● **GIVEN ENTRIES**
+++++

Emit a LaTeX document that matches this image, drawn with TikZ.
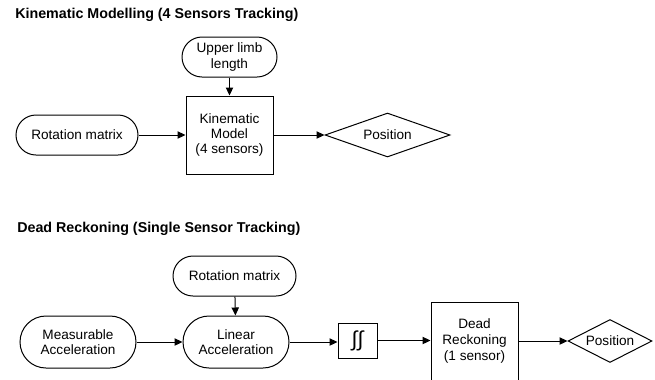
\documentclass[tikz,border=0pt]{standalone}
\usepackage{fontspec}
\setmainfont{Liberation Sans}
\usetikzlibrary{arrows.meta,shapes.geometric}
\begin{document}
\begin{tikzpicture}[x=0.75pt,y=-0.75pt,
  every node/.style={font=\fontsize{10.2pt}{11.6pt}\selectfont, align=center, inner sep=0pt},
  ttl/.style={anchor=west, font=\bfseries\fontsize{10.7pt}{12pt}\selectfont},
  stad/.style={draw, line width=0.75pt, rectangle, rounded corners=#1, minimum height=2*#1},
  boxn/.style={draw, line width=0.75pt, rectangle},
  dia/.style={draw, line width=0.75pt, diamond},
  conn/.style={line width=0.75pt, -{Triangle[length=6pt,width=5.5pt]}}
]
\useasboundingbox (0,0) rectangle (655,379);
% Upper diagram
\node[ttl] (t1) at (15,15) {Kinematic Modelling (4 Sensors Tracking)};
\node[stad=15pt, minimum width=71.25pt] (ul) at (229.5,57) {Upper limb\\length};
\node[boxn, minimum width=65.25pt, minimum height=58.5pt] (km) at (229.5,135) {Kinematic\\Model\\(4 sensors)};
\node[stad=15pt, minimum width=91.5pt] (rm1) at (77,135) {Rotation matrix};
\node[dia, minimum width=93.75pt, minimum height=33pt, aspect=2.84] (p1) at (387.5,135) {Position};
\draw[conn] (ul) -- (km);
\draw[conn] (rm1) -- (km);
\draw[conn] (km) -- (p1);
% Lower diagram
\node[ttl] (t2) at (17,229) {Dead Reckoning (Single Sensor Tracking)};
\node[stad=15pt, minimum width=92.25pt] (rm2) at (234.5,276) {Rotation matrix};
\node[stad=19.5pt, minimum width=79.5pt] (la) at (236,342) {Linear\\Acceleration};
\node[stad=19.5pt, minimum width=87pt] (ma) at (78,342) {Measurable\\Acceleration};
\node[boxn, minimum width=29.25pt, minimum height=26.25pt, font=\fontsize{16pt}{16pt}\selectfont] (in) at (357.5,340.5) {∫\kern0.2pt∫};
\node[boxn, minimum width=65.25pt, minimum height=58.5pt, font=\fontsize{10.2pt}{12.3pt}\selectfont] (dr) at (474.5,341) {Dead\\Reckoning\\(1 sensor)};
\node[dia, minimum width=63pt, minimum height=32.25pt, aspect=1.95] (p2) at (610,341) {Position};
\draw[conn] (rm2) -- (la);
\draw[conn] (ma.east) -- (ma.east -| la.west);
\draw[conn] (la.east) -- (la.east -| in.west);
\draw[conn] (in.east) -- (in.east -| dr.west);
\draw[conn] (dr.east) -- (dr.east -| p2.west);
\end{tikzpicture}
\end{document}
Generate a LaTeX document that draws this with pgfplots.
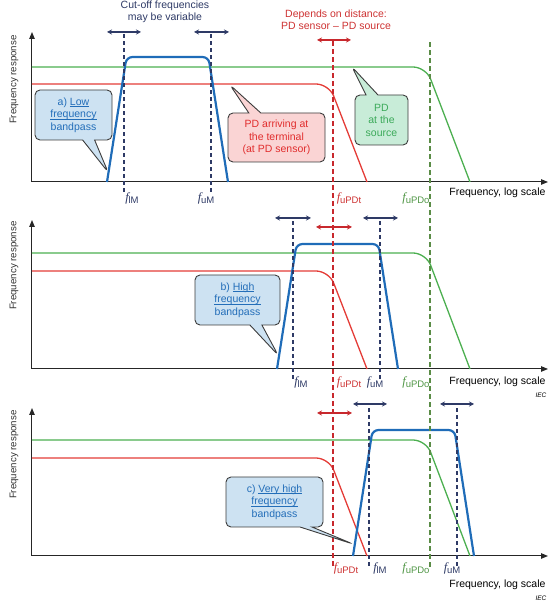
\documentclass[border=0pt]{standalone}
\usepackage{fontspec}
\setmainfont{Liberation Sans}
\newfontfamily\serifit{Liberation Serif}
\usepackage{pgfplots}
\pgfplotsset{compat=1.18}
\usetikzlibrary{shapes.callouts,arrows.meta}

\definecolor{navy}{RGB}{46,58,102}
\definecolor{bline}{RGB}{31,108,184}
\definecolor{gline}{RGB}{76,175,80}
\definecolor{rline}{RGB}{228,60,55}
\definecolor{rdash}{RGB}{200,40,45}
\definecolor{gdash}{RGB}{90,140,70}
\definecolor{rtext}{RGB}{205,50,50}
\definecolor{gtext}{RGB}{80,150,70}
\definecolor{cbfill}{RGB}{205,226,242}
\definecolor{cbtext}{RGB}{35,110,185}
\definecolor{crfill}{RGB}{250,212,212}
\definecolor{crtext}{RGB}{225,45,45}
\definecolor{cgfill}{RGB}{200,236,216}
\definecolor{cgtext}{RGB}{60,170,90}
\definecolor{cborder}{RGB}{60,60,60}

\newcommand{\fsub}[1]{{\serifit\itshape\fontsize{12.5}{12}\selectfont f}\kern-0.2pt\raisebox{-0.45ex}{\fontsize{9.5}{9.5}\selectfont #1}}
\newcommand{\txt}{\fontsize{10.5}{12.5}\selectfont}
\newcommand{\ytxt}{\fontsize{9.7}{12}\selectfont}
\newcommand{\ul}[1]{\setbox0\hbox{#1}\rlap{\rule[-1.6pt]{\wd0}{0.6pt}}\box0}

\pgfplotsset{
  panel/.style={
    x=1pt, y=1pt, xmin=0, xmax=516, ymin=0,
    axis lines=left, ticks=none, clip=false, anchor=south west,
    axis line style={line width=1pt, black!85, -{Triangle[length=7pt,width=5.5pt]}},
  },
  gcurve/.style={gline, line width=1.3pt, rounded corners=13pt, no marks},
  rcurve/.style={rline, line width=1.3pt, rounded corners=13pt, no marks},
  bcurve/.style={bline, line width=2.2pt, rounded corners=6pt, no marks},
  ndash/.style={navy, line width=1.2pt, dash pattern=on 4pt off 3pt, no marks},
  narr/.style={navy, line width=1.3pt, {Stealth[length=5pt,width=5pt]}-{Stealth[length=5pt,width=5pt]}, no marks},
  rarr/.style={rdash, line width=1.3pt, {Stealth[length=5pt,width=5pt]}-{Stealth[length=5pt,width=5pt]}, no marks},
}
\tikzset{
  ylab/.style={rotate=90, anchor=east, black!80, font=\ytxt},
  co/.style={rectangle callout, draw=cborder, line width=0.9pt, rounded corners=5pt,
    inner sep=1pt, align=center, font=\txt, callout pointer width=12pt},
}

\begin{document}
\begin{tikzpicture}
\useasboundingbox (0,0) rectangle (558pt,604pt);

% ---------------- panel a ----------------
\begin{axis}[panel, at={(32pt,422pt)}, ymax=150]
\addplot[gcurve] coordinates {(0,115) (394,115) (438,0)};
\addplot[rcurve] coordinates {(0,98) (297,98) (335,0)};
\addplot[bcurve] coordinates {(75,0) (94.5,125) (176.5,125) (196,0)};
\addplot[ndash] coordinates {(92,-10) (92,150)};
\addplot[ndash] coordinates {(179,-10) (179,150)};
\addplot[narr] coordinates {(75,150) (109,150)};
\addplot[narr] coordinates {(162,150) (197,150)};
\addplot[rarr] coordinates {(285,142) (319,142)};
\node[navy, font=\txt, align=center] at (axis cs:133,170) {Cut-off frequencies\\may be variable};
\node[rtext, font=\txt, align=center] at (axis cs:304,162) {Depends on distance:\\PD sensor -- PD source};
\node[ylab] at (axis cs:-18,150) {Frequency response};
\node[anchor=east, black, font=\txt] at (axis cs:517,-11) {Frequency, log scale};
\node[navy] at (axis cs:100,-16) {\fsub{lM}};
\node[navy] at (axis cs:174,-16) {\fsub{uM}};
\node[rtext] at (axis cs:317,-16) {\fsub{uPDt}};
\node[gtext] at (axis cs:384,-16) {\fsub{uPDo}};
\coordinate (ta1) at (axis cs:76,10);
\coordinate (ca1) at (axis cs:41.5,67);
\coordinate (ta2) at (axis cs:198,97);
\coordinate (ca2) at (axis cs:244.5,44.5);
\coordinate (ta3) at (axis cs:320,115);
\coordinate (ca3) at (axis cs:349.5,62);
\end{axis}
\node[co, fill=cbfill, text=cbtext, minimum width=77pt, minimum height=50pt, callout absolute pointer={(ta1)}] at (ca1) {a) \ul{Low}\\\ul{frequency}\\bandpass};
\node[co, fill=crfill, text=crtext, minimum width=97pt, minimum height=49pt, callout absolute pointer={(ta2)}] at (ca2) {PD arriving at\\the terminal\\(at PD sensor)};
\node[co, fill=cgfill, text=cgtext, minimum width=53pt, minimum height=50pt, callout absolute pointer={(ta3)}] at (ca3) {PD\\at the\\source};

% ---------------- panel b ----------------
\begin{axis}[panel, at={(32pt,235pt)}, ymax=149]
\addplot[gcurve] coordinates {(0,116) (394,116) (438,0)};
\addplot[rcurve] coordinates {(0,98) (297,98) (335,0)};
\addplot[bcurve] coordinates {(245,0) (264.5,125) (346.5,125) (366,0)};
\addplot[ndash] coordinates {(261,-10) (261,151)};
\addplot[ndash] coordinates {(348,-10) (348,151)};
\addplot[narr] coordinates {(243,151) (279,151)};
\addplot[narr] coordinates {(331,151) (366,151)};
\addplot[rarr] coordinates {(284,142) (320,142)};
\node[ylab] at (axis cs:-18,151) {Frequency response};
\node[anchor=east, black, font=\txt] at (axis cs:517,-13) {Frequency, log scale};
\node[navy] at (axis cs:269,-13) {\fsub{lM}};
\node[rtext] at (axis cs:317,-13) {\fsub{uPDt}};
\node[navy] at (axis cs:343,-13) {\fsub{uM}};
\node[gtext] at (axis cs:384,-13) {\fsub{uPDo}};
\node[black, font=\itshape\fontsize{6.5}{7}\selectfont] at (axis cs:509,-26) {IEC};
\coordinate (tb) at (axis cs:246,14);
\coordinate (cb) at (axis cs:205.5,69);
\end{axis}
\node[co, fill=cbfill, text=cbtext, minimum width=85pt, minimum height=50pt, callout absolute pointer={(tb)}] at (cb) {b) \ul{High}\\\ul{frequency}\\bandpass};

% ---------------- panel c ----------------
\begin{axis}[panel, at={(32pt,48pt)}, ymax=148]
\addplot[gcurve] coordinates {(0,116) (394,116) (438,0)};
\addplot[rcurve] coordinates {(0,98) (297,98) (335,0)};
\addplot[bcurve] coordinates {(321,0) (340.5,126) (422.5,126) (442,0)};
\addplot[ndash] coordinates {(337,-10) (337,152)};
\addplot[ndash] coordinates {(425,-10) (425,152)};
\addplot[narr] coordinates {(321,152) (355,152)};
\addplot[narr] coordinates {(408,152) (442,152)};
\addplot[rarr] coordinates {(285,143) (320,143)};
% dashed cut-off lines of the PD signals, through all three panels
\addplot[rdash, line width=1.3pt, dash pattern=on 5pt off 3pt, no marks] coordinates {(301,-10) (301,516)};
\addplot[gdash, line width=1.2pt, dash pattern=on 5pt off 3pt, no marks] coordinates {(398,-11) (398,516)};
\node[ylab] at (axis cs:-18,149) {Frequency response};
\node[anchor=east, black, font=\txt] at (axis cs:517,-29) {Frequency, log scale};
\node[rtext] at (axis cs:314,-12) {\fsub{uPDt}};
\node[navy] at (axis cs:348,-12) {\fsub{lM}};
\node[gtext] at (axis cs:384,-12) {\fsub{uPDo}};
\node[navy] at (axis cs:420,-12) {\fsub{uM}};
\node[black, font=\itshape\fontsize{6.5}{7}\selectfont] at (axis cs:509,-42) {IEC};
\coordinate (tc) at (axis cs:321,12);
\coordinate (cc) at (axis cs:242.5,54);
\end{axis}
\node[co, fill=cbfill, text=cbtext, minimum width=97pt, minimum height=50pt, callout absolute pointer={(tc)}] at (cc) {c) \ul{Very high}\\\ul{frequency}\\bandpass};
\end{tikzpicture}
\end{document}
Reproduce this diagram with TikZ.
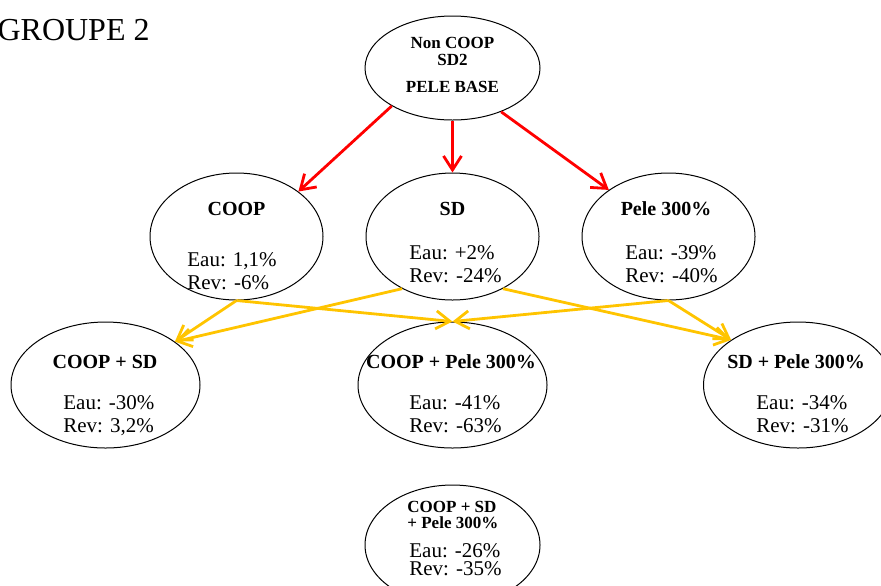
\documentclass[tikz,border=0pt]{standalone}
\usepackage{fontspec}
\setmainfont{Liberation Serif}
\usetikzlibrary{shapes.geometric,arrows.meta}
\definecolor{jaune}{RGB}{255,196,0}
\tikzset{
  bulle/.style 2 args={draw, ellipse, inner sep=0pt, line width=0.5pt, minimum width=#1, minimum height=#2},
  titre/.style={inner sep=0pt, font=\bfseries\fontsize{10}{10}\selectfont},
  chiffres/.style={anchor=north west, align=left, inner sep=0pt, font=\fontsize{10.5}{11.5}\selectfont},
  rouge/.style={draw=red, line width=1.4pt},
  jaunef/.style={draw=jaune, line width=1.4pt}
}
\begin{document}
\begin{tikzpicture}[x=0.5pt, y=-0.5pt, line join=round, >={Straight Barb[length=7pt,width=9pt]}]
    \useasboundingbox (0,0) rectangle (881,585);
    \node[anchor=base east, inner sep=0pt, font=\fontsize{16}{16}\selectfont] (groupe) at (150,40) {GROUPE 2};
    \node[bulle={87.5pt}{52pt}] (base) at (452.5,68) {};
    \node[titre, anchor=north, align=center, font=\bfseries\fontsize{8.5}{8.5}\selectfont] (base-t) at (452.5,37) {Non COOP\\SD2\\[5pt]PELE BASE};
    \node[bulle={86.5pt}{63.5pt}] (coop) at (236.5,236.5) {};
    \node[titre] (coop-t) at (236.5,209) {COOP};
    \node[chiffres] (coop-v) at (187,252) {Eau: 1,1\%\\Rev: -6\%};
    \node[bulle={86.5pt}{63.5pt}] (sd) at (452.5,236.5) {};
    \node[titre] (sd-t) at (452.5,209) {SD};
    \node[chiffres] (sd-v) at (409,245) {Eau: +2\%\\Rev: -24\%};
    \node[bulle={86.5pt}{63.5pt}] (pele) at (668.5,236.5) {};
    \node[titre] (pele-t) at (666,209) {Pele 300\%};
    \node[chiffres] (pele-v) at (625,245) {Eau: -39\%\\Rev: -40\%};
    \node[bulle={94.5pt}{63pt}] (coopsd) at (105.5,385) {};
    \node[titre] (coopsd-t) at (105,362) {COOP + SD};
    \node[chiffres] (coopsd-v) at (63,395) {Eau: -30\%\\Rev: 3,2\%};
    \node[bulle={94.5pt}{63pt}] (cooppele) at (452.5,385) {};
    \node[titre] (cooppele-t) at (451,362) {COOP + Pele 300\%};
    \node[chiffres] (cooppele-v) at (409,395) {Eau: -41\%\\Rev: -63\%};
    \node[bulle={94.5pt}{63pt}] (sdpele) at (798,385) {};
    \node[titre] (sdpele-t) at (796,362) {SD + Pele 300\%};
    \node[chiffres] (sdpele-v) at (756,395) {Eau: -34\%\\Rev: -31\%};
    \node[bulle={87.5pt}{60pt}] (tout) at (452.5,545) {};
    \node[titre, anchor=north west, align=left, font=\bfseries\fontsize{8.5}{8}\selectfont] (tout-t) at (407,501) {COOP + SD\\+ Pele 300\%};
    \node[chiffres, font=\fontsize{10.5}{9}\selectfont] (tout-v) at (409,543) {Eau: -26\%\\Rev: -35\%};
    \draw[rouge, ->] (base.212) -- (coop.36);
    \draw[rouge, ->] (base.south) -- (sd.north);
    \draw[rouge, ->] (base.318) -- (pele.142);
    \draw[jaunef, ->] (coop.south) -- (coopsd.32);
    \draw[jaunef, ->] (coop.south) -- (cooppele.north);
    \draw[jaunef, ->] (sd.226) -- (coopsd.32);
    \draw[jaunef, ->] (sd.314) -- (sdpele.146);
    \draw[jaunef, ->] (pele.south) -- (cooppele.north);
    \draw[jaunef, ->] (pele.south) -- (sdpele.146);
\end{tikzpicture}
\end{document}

+++++

● **EXERCISE BRIEF**
Pick each line holding the word "this" out of the data and copy it.

● **TASK RESPONSE**
Emit a LaTeX document that matches this image, drawn with TikZ.
Generate a LaTeX document that draws this with pgfplots.
Reproduce this diagram with TikZ.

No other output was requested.